Phaal: Well, the big thing about Hadoop, there is lots of data. So it makes sense to preserve locality, it’s expensive to move a Petabyte of data. If you want to do a search on that Petabyte, it makes more sense to move the search function to the data. I’ll move the computation task to where the data and then collect the results data. There is so much data it can’t be kept in the same place.
Rayno Report: So what you are saying is that these data centers need to be designed with a lot more information about how the applications are interacting with one another.
Phaal: Yes. It’s kind of like designing your closet — if you just throw stuff in the closet, it doesn’t all fit. If you hire California Closets you can fit eight times as much.
This is what Google does. Their secret sauce is a scheduler that places tasks in their data center and optimally packs them.
Rayno Report: What do you call that?
Phaal: Their previous generation was called the Borg. I don’t know the name of what they have now. It’s analogous to any of these allocation tools. OpenStack is there to organize resource, or vSphere. It’s a question of whether they do that job well or poorly.
I would argue that a lot of them do it poorly because they limit it to a subset of the resources. For example vSphere looks at the compute [computing resources], but not the network. [Nicira’s] NSX looks at the network but not compute.
Rayno Report: So they are all just point solutions?
Phaal: NSX [Nicira’s platform], it’s an important part and it solves an important problem. It’s about logical structure and policy. But they aren’t really concerned about how that maps onto physical infrastructure. But that seems to be changing.
The unfortunate thing is people see measurement as an afterthought. We’ve put in place the measurement that solves that problem. We can now unlock that latent capability.
A lot of businesses really under-utilize their networks. As they get rolling into production, the network really does matter. The interesting thing in network traffic, there are lots of really short interactions, lots of chatter. There are tons and tons of those interactions but they don’t consume that much data.
Most bandwidth is consumed by what we call elephant flows. Managing the elephant flows — like moving a SAN and a huge amount of data at once. That’s the key to scalability.
Rayno Report: That’s the universal problem, many of these data centers don’t actually have enough information about what’s going on?
Phaal: That’s exactly my point. You need measurement. If you are an engineer and you have uncertainty, you have to measure. Performance inefficiencies are an insidious problem.
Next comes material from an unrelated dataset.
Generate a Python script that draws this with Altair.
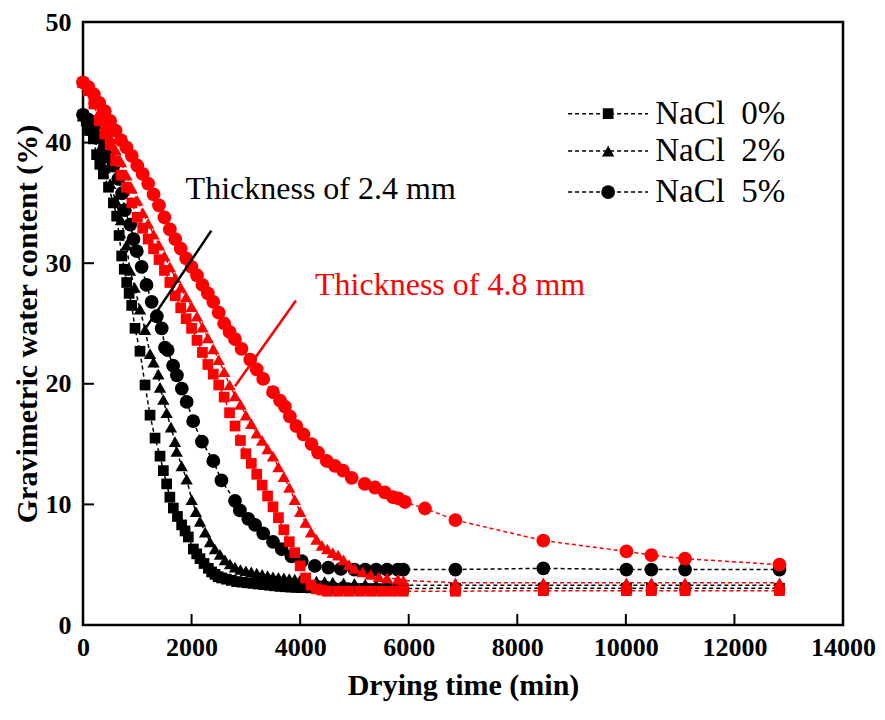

So if you want to build your network safely, you double the capacity that you need. And then you’ll double it again. Nobody’s going to be fired for having too much capacity, especially if you don’t know what that is because you have no measurements. But you will get fired if the site goes down because it runs out of capacity. So you end up with these vastly over-provisioned systems. And nobody knows how much money they are wasting because they don’t have the measurement systems that would have prevented that in the first place.
Rayno Report: It seems like your vision is to overhaul how we look at networks.
Phaal: There are multiple dimensions here. What I find exciting is the idea of a software-defined data center, breaking down the silos.
Rayno Report: Explain the silos.
Phaal: Software engineers like to layer things. They are going to build a storage management system, or a compute management system, and they decompose things by functions. I’m a control engineer by training. Control engineers look at the dynamic system and we decompose things by how interdependent they are and by time scale.
If you look at a data center, the compute, storage, and networking components are tightly coupled. You need visibility into all aspects, the network, compute, storage, and applications, and then you want to control all aspects. Being able to have the choices to always make the best move is where you get the 10X improvement.
There is a combinatorial benefit to putting all these guys together, and the vendor that first cracks that is going to really dominate the market.